## [Problem to solve]
Extract word for word the lines of the listing from its start to the line holding "minimum width=264pt, minimum", both ends kept; pictures are not part of the copy.

## [Provided material]
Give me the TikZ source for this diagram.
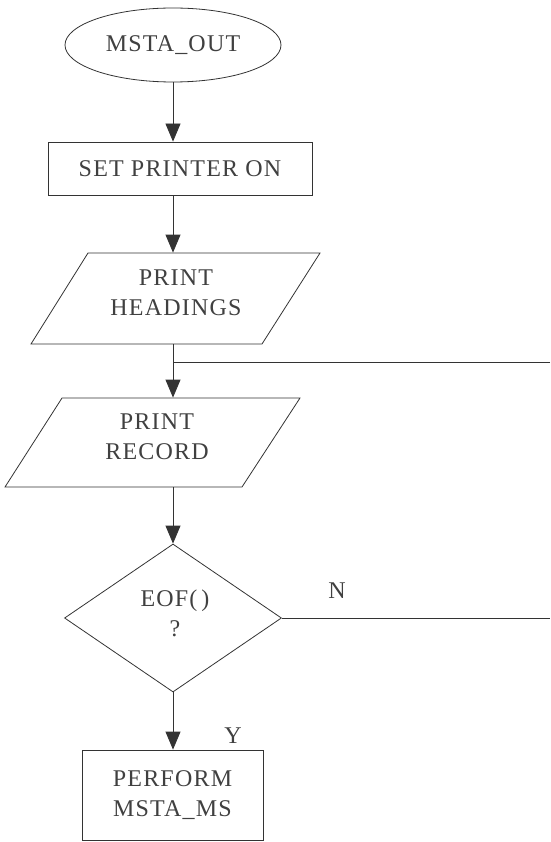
\documentclass[tikz,border=0pt]{standalone}
\usepackage{fontspec}
\setmainfont{Liberation Serif}[LetterSpace=5]
\usetikzlibrary{arrows.meta,shapes.geometric}
\begin{document}
\begin{tikzpicture}[x=1pt,y=-1pt,
  line width=0.8pt,
  every node/.style={text=black!75, font=\fontsize{24}{30}\selectfont, align=center, inner sep=0pt},
  flow/.style={draw=black!80, -{Triangle[width=15pt,length=18pt]}},
  link/.style={draw=black!80},
  boxnode/.style={draw=black!80, rectangle},
  txt/.style={draw=none}]
\useasboundingbox (0,0) rectangle (550,842);

% start terminal
\node[ellipse, draw=black!80, minimum width=216pt, minimum height=74pt] (start) at (173,45) {MSTA\_OUT};

% printer on
\node[boxnode, minimum width=264pt, minimum height=53pt] (spo) at (180,168.5) {SET PRINTER ON};

% print headings (input/output parallelogram)
\draw[link] (88,253) -- (320,253) -- (262,344) -- (31,344) -- cycle;
\node[txt, minimum width=10pt, minimum height=91pt] (ph) at (173,298.5) {};
\node[txt] (phtext) at (176,293) {PRINT\\HEADINGS};

% loop return junction
\coordinate (j) at (173,362);
\coordinate (loopin) at (550,362);

% print record (input/output parallelogram)
\draw[link] (62,398) -- (300,398) -- (242,487) -- (5,487) -- cycle;
\node[txt, minimum width=10pt, minimum height=89pt] (pr) at (173,442.5) {};
\node[txt] (prtext) at (157,437) {PRINT\\RECORD};

% end-of-file decision
\node[diamond, draw=black!80, aspect=1.466, minimum width=217pt, minimum height=148pt] (dec) at (173,618) {};
\node[txt] (dectext) at (175,613) {EOF(\,)\\?};
\coordinate (nout) at (550,618);

% perform
\node[boxnode, minimum width=181pt, minimum height=90pt] (perf) at (172.5,795) {PERFORM\\MSTA\_MS};

% connectors
\draw[flow] (start.south) -- (start.south |- spo.north);
\draw[flow] (spo.south -| start.south) -- (ph.north);
\draw[link] (ph.south) -- (j);
\draw[link] (loopin) -- (j);
\draw[flow] (j) -- (pr.north);
\draw[flow] (pr.south) -- (dec.north);
\draw[link] (dec.east) -- (nout);
\draw[flow] (dec.south) -- (dec.south |- perf.north);

% branch labels
\node (nlab) at (337,591) {N};
\node (ylab) at (233,736) {Y};
\end{tikzpicture}
\end{document}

## [Task solution]
Give me the TikZ source for this diagram.
\documentclass[tikz,border=0pt]{standalone}
\usepackage{fontspec}
\setmainfont{Liberation Serif}[LetterSpace=5]
\usetikzlibrary{arrows.meta,shapes.geometric}
\begin{document}
\begin{tikzpicture}[x=1pt,y=-1pt,
  line width=0.8pt,
  every node/.style={text=black!75, font=\fontsize{24}{30}\selectfont, align=center, inner sep=0pt},
  flow/.style={draw=black!80, -{Triangle[width=15pt,length=18pt]}},
  link/.style={draw=black!80},
  boxnode/.style={draw=black!80, rectangle},
  txt/.style={draw=none}]
\useasboundingbox (0,0) rectangle (550,842);

% start terminal
\node[ellipse, draw=black!80, minimum width=216pt, minimum height=74pt] (start) at (173,45) {MSTA\_OUT};

% printer on
\node[boxnode, minimum width=264pt, minimum height=53pt] (spo) at (180,168.5) {SET PRINTER ON};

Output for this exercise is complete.